Village ten days ago. As others will testify, it wasn’t the world’s most comfortable experience, and maybe we felt even a little vulnerable. But we were in a position to reach folk who wouldn’t normally come anywhere near a church and to hopefully show them just a little of Christ.

And what about this business of making our dwelling among them? It’s just one of the facts of the area that people keep moving on out of this parish. But it’s long been one of my dreams that maybe, just maybe, a group of Christians decide to move into the parish with a view to forming long-term relationships with the local community. Because again if people are suspicious of the church, or simply don’t know what goes on inside, then it seems to me we need folk who are called to go out and live among them.

But whether or not my dream is of the Lord or just wishful thinking, this wonderful reading from John’s gospel should, I believe, challenge all of us to consider just what we are doing, or indeed what we ought to be doing, to build relationships with those who do not yet know the Christmas story is for them. We so often quote these words from John 3:16 that maybe we have lost the full force of their meaning: For God so loved the world – that is you, and me, and every single person who lives in our neighbourhood and down our streets – that he gave his one and only Son – freely, unconditionally, without reservation –, that whoever believes in him – regardless of background, health or education – shall not perish but have eternal life. That’s the reason for our celebrations today. God’s gift of His Son – sacrificially, humbly, and so full of grace and truth.

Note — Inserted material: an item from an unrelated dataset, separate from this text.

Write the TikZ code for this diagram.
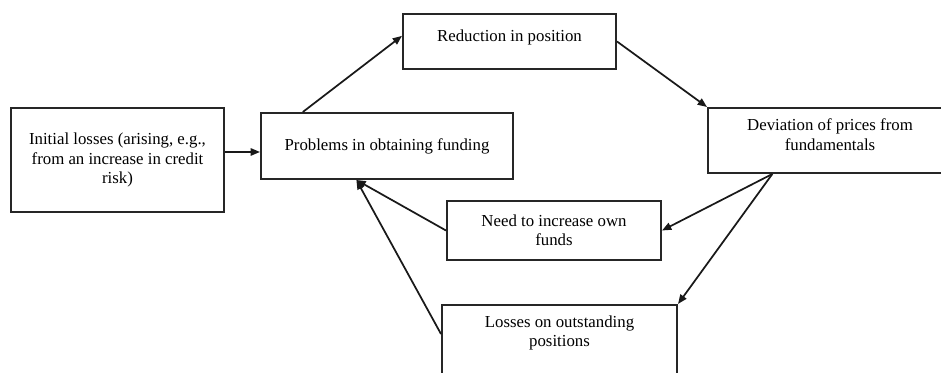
\documentclass[tikz,border=0pt]{standalone}
\usepackage{fontspec}
\setmainfont{Liberation Serif}
\usetikzlibrary{arrows.meta}

\begin{document}
\begin{tikzpicture}[x=0.75pt, y=-0.75pt,
        box/.style={draw=black!85, line width=1.5pt, align=center,
            font=\fontsize{12.6}{14.6}\selectfont},
        flow/.style={-{Triangle[length=7pt,width=5.5pt]}, draw=black!90, line width=1.3pt}]
            \useasboundingbox (0,0) rectangle (941,373);
            \clip (0,0) rectangle (941,373);
            \node[box, minimum width=159.75pt, minimum height=78pt] (init) at (117.5,160) {Initial losses (arising, e.g.,\\from an increase in credit\\risk)};
            \node[box, minimum width=189pt, minimum height=49.5pt] (prob) at (387,146) {Problems in obtaining funding};
            \node[box, minimum width=159.75pt, minimum height=41.25pt, text depth=8pt] (red) at (509.5,41.5) {Reduction in position};
            \node[box, minimum width=183pt, minimum height=48.75pt, text depth=9pt] (dev) at (830,140.5) {Deviation of prices from\\fundamentals};
            \node[box, minimum width=160.5pt, minimum height=44.25pt] (need) at (554,230.5) {Need to increase own\\funds};
            \node[box, minimum width=176.25pt, inner ysep=8pt, text depth=60pt, anchor=north] (losses) at (559.5,304) {Losses on outstanding\\positions};
            \draw[flow] ([yshift=6pt]init.east) -- ([yshift=6pt]init.east -| prob.west);
            \draw[flow] (prob.158) -- (red.177);
            \draw[flow] (red.east) -- (dev.north west);
            \draw[flow] ([xshift=49pt]dev.south west) -- (need.east);
            \draw[flow] ([xshift=49pt]dev.south west) -- (losses.north east);
            \draw[flow] (need.west) -- (prob.228);
            \draw[flow] ([yshift=-22.5pt]losses.north west) -- (prob.228);
        \end{tikzpicture}
\end{document}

So what is it that we prepared to do in response to such a great gift? What will it cost us to show others the light of Christ and pass on the good news we ourselves have received? Even as we meet here today, there are millions of Christians who are secretly gathering to celebrate Christ’s birth despite the threats of persecution and imprisonment. Millions of others who are still rejoicing even though they are still waiting for the Bible to be translated into their own language. To what lengths will we go to show that the birth of Jesus, our Lord and Saviour, is precious to us?